Downer EDI Rail Pty Ltd T/A Downer Rail
[2016] FWCA 6785
•20 SEPTEMBER 2016
| [2016] FWCA 6785 |
| FAIR WORK COMMISSION |
DECISION |
Fair Work Act 2009
s.225 - Application for termination of an enterprise agreement after its nominal expiry date
Downer EDI Rail Pty Ltd T/A Downer Rail
(AG2016/5700)
DOWNER EDI RAIL DYNON MAINTENANCE CENTRE ENTERPRISE AGREEMENT 2013-2015
Manufacturing and associated industries | |
DEPUTY PRESIDENT GOSTENCNIK | MELBOURNE, 20 SEPTEMBER 2016 |
Application for termination of the Downer EDI Rail Dynon Maintenance Centre Enterprise Agreement 2013-2015.
[1] Downer EDI Rail Pty Ltd t/a Downer Rail (Applicant) has applied, pursuant to s.225 of the Fair Work Act 2009 (Act) to terminate the Downer EDI Rail Dynon Maintenance Centre Enterprise Agreement 2013-2015 (Agreement).
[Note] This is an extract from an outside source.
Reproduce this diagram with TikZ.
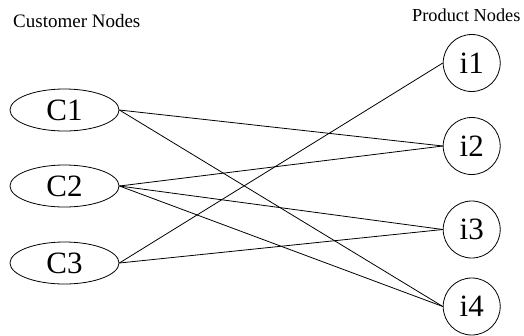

The Agreement is expressed to cover the Applicant and its employees employed at the Downer EDI Rail Dynon Maintenance Centre who are engaged in the classifications prescribed in the Agreement, the “Automotive, Food, Metals, Engineering, Printing and Kindred Industries Union” known as the Australian Manufacturing Workers’ Union (AMWU), the Communications, Electrical, Electronic, Energy, Information, Postal, Plumbing and Allied Services Union of Australia (CEPU) and the Australian Rail, Tram and Bus Industry Union Victorian Branch (RTBU). The Agreement has passed its nominal expiry date.
[2] Section 225 of the Act provides:
“225 Application for termination of an enterprise agreement after its nominal expiry date
If an enterprise agreement has passed its nominal expiry date, any of the following may apply to the FWC for the termination of the agreement:
(a) one or more of the employers covered by the agreement;
(b) an employee covered by the agreement;
(c) an employee organisation covered by the agreement.”
[3] Section 226 of the Act provides:
“226 When the FWC must terminate an enterprise agreement
If an application for the termination of an enterprise agreement is made under section 225, the FWC must terminate the agreement if:
(a) the FWC is satisfied that it is not contrary to the public interest to do so; and
(b) the FWC considers that it is appropriate to terminate the agreement taking into account all the circumstances including:
(i) the views of the employees, each employer, and each employee organisation (if any), covered by the agreement; and
(ii) the circumstances of those employees, employers and organisations including the likely effect that the termination will have on each of them.”
[4] The AMWU, CEPU and RTBU are organisations which are covered by the Agreement. In correspondence to my chambers of 19 September 2016, the AMWU advised that it formally opposes the application, but it will not actively contest it. On 20 September 2016, the RTBU advised that it supports the position of the AMWU, but that it did not oppose the application. On 20 September 2016, the CEPU advised that it had no view or objection to raise in respect of this application. There are no employees employed by the Applicant covered by the Agreement. The Applicant no longer conducts any work at the Maintenance Centre at which the Agreement operates.
[5] Based on the material contained in the employer’s declaration filed with the application, I am satisfied that termination of the Agreement is not contrary to the public interest. Taking into account all of the circumstances including those in s.226(b)(i) and (ii), I consider that it is appropriate to terminate the Agreement. There is nothing before me which raises public interest considerations which might militate against termination of the Agreement. I am satisfied that it is appropriate to approve the termination of the Agreement, and I terminate the Agreement.
[6] The termination will operate from 20 September 2016.